---------- Data shown
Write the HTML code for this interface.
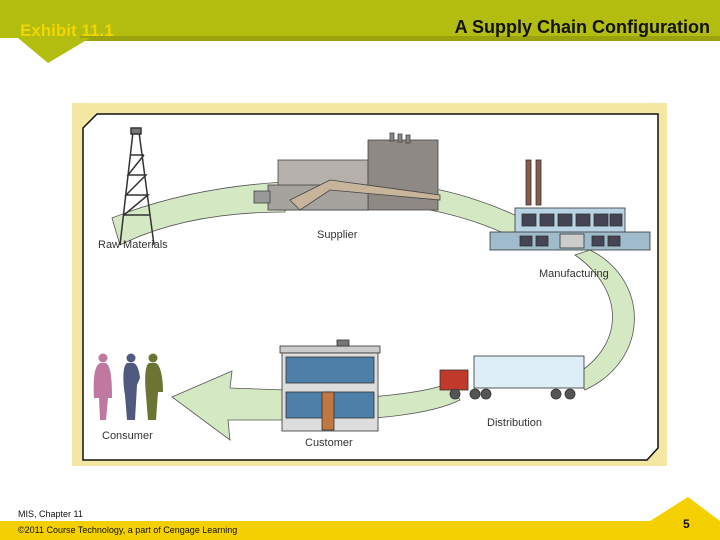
<!DOCTYPE html>
<html><head><style>
html,body{margin:0;padding:0;width:720px;height:540px;overflow:hidden;background:#fff;font-family:"Liberation Sans",sans-serif}
</style></head><body>
<svg width="720" height="540" viewBox="0 0 720 540" xmlns="http://www.w3.org/2000/svg" font-family="Liberation Sans, sans-serif">
<rect x="0" y="0" width="720" height="38" fill="#b2bd0f"/>
<rect x="80" y="36" width="640" height="5" fill="#9aa30e"/>
<polygon points="18,38 90,38 48,63" fill="#b2bd0f"/>
<text x="20" y="36" font-size="17" font-weight="bold" fill="#f2d600">Exhibit 11.1</text>
<text x="710" y="33" font-size="18" font-weight="bold" fill="#111" text-anchor="end">A Supply Chain Configuration</text>

<rect x="0" y="521" width="720" height="19" fill="#f5d000"/>
<polygon points="650,521 688,497 720,521" fill="#f5d000"/>
<text x="683" y="528" font-size="12" font-weight="bold" fill="#111">5</text>
<text x="18" y="517" font-size="9" fill="#111">MIS, Chapter 11</text>
<text x="18" y="533" font-size="9" fill="#111">©2011 Course Technology, a part of Cengage Learning</text>

<rect x="72" y="103" width="595" height="363" fill="#f3e7a2"/>
<polygon points="97,114 658,114 658,448 647,460 83,460 83,128" fill="#fff" stroke="#111" stroke-width="1.5"/>

<!-- flow bands -->
<g fill="#d4e8c4" stroke="#555" stroke-width="0.8">
<path d="M112,218 C170,195 230,185 285,182 L285,212 C230,212 170,220 120,245 Z"/>
<path d="M430,188 C470,195 505,210 530,222 L528,245 C500,230 470,218 430,210 Z"/>
<path d="M590,250 C650,280 650,360 585,390 L575,375 C625,345 625,290 575,255 Z"/>
<path d="M450,383 C420,395 360,398 320,400 L320,420 C370,420 430,415 460,400 Z"/>
<path d="M285,390 L230,388 L232,371 L172,397 L230,440 L228,420 L285,420 Z"/>
</g>

<!-- oil derrick -->
<g stroke="#333" stroke-width="1.5" fill="none">
<path d="M133,132 L120,245 M139,132 L154,245 M124,215 L150,215 M126,195 L148,195 M128,175 L146,175 M130,155 L144,155 M124,215 L148,195 L126,195 L146,175 L128,175 L144,155"/>
<rect x="131" y="128" width="10" height="6" fill="#777"/>
</g>
<!-- supplier -->
<g stroke="#444" stroke-width="0.8">
<rect x="278" y="160" width="90" height="50" fill="#b5b0ac"/>
<rect x="368" y="140" width="70" height="70" fill="#8e8985"/>
<rect x="268" y="185" width="100" height="25" fill="#a6a29e"/>
<path d="M290,200 L330,180 L440,195 L440,200 L330,190 L300,210 Z" fill="#c8b49a"/>
<rect x="254" y="191" width="16" height="12" fill="#999"/>
<rect x="390" y="133" width="4" height="8" fill="#888"/><rect x="398" y="134" width="4" height="8" fill="#888"/><rect x="406" y="135" width="4" height="8" fill="#888"/>
</g>
<!-- factory -->
<g stroke="#333" stroke-width="0.8">
<rect x="526" y="160" width="5" height="45" fill="#8a5a4a"/>
<rect x="536" y="160" width="5" height="45" fill="#8a5a4a"/>
<rect x="515" y="208" width="110" height="25" fill="#b8d4e4"/>
<rect x="490" y="232" width="160" height="18" fill="#a0bccc"/>
<g fill="#445">
<rect x="522" y="214" width="14" height="12"/><rect x="540" y="214" width="14" height="12"/><rect x="558" y="214" width="14" height="12"/><rect x="576" y="214" width="14" height="12"/><rect x="594" y="214" width="14" height="12"/><rect x="610" y="214" width="12" height="12"/>
<rect x="520" y="236" width="12" height="10"/><rect x="536" y="236" width="12" height="10"/><rect x="592" y="236" width="12" height="10"/><rect x="608" y="236" width="12" height="10"/>
</g>
<rect x="560" y="234" width="24" height="14" fill="#ccc"/>
</g>
<!-- customer building -->
<g stroke="#333" stroke-width="0.8">
<rect x="280" y="346" width="100" height="7" fill="#ccc"/>
<rect x="282" y="353" width="96" height="78" fill="#ddd"/>
<rect x="286" y="357" width="88" height="26" fill="#4d7fa8"/>
<rect x="286" y="392" width="88" height="26" fill="#4d7fa8"/>
<rect x="322" y="392" width="12" height="38" fill="#c07840"/>
<rect x="337" y="340" width="12" height="6" fill="#777"/>
</g>
<!-- truck -->
<g stroke="#333" stroke-width="0.8">
<rect x="474" y="356" width="110" height="32" fill="#ddeef8"/>
<rect x="440" y="370" width="28" height="20" fill="#c0392b"/>
<g fill="#555"><circle cx="455" cy="394" r="5"/><circle cx="475" cy="394" r="5"/><circle cx="486" cy="394" r="5"/><circle cx="556" cy="394" r="5"/><circle cx="570" cy="394" r="5"/></g>
</g>
<!-- people -->
<circle cx="103" cy="358" r="4.5" fill="#c078a0"/>
<path d="M100,363 C94,366 93,380 94,398 L99,398 L100,420 L106,420 L108,398 L112,398 C112,380 111,366 106,363 Z" fill="#c078a0"/>
<circle cx="131" cy="358" r="4.5" fill="#505a80"/>
<path d="M127,363 C122,366 123,385 125,395 L127,420 L135,420 L137,385 L140,378 C139,368 136,363 133,363 Z" fill="#505a80"/>
<circle cx="153" cy="358" r="4.5" fill="#6c7434"/>
<path d="M149,363 C144,366 145,385 146,395 L148,420 L156,420 L158,392 L163,392 C163,375 160,365 156,363 Z" fill="#6c7434"/>

<g font-size="11" fill="#333">
<text x="98" y="248">Raw Materials</text>
<text x="317" y="238">Supplier</text>
<text x="539" y="277">Manufacturing</text>
<text x="487" y="426">Distribution</text>
<text x="102" y="439">Consumer</text>
<text x="305" y="446">Customer</text>
</g>
</svg>
</body></html>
--------------------
**Work instructions**
Quote all the lines above exactly as given. Do not include the pictures.

**Finished exercise**
Write the HTML code for this interface.
<!DOCTYPE html>
<html><head><style>
html,body{margin:0;padding:0;width:720px;height:540px;overflow:hidden;background:#fff;font-family:"Liberation Sans",sans-serif}
</style></head><body>
<svg width="720" height="540" viewBox="0 0 720 540" xmlns="http://www.w3.org/2000/svg" font-family="Liberation Sans, sans-serif">
<rect x="0" y="0" width="720" height="38" fill="#b2bd0f"/>
<rect x="80" y="36" width="640" height="5" fill="#9aa30e"/>
<polygon points="18,38 90,38 48,63" fill="#b2bd0f"/>
<text x="20" y="36" font-size="17" font-weight="bold" fill="#f2d600">Exhibit 11.1</text>
<text x="710" y="33" font-size="18" font-weight="bold" fill="#111" text-anchor="end">A Supply Chain Configuration</text>

<rect x="0" y="521" width="720" height="19" fill="#f5d000"/>
<polygon points="650,521 688,497 720,521" fill="#f5d000"/>
<text x="683" y="528" font-size="12" font-weight="bold" fill="#111">5</text>
<text x="18" y="517" font-size="9" fill="#111">MIS, Chapter 11</text>
<text x="18" y="533" font-size="9" fill="#111">©2011 Course Technology, a part of Cengage Learning</text>

<rect x="72" y="103" width="595" height="363" fill="#f3e7a2"/>
<polygon points="97,114 658,114 658,448 647,460 83,460 83,128" fill="#fff" stroke="#111" stroke-width="1.5"/>

<!-- flow bands -->
<g fill="#d4e8c4" stroke="#555" stroke-width="0.8">
<path d="M112,218 C170,195 230,185 285,182 L285,212 C230,212 170,220 120,245 Z"/>
<path d="M430,188 C470,195 505,210 530,222 L528,245 C500,230 470,218 430,210 Z"/>
<path d="M590,250 C650,280 650,360 585,390 L575,375 C625,345 625,290 575,255 Z"/>
<path d="M450,383 C420,395 360,398 320,400 L320,420 C370,420 430,415 460,400 Z"/>
<path d="M285,390 L230,388 L232,371 L172,397 L230,440 L228,420 L285,420 Z"/>
</g>

<!-- oil derrick -->
<g stroke="#333" stroke-width="1.5" fill="none">
<path d="M133,132 L120,245 M139,132 L154,245 M124,215 L150,215 M126,195 L148,195 M128,175 L146,175 M130,155 L144,155 M124,215 L148,195 L126,195 L146,175 L128,175 L144,155"/>
<rect x="131" y="128" width="10" height="6" fill="#777"/>
</g>
<!-- supplier -->
<g stroke="#444" stroke-width="0.8">
<rect x="278" y="160" width="90" height="50" fill="#b5b0ac"/>
<rect x="368" y="140" width="70" height="70" fill="#8e8985"/>
<rect x="268" y="185" width="100" height="25" fill="#a6a29e"/>
<path d="M290,200 L330,180 L440,195 L440,200 L330,190 L300,210 Z" fill="#c8b49a"/>
<rect x="254" y="191" width="16" height="12" fill="#999"/>
<rect x="390" y="133" width="4" height="8" fill="#888"/><rect x="398" y="134" width="4" height="8" fill="#888"/><rect x="406" y="135" width="4" height="8" fill="#888"/>
</g>
<!-- factory -->
<g stroke="#333" stroke-width="0.8">
<rect x="526" y="160" width="5" height="45" fill="#8a5a4a"/>
<rect x="536" y="160" width="5" height="45" fill="#8a5a4a"/>
<rect x="515" y="208" width="110" height="25" fill="#b8d4e4"/>
<rect x="490" y="232" width="160" height="18" fill="#a0bccc"/>
<g fill="#445">
<rect x="522" y="214" width="14" height="12"/><rect x="540" y="214" width="14" height="12"/><rect x="558" y="214" width="14" height="12"/><rect x="576" y="214" width="14" height="12"/><rect x="594" y="214" width="14" height="12"/><rect x="610" y="214" width="12" height="12"/>
<rect x="520" y="236" width="12" height="10"/><rect x="536" y="236" width="12" height="10"/><rect x="592" y="236" width="12" height="10"/><rect x="608" y="236" width="12" height="10"/>
</g>
<rect x="560" y="234" width="24" height="14" fill="#ccc"/>
</g>
<!-- customer building -->
<g stroke="#333" stroke-width="0.8">
<rect x="280" y="346" width="100" height="7" fill="#ccc"/>
<rect x="282" y="353" width="96" height="78" fill="#ddd"/>
<rect x="286" y="357" width="88" height="26" fill="#4d7fa8"/>
<rect x="286" y="392" width="88" height="26" fill="#4d7fa8"/>
<rect x="322" y="392" width="12" height="38" fill="#c07840"/>
<rect x="337" y="340" width="12" height="6" fill="#777"/>
</g>
<!-- truck -->
<g stroke="#333" stroke-width="0.8">
<rect x="474" y="356" width="110" height="32" fill="#ddeef8"/>
<rect x="440" y="370" width="28" height="20" fill="#c0392b"/>
<g fill="#555"><circle cx="455" cy="394" r="5"/><circle cx="475" cy="394" r="5"/><circle cx="486" cy="394" r="5"/><circle cx="556" cy="394" r="5"/><circle cx="570" cy="394" r="5"/></g>
</g>
<!-- people -->
<circle cx="103" cy="358" r="4.5" fill="#c078a0"/>
<path d="M100,363 C94,366 93,380 94,398 L99,398 L100,420 L106,420 L108,398 L112,398 C112,380 111,366 106,363 Z" fill="#c078a0"/>
<circle cx="131" cy="358" r="4.5" fill="#505a80"/>
<path d="M127,363 C122,366 123,385 125,395 L127,420 L135,420 L137,385 L140,378 C139,368 136,363 133,363 Z" fill="#505a80"/>
<circle cx="153" cy="358" r="4.5" fill="#6c7434"/>
<path d="M149,363 C144,366 145,385 146,395 L148,420 L156,420 L158,392 L163,392 C163,375 160,365 156,363 Z" fill="#6c7434"/>

<g font-size="11" fill="#333">
<text x="98" y="248">Raw Materials</text>
<text x="317" y="238">Supplier</text>
<text x="539" y="277">Manufacturing</text>
<text x="487" y="426">Distribution</text>
<text x="102" y="439">Consumer</text>
<text x="305" y="446">Customer</text>
</g>
</svg>
</body></html>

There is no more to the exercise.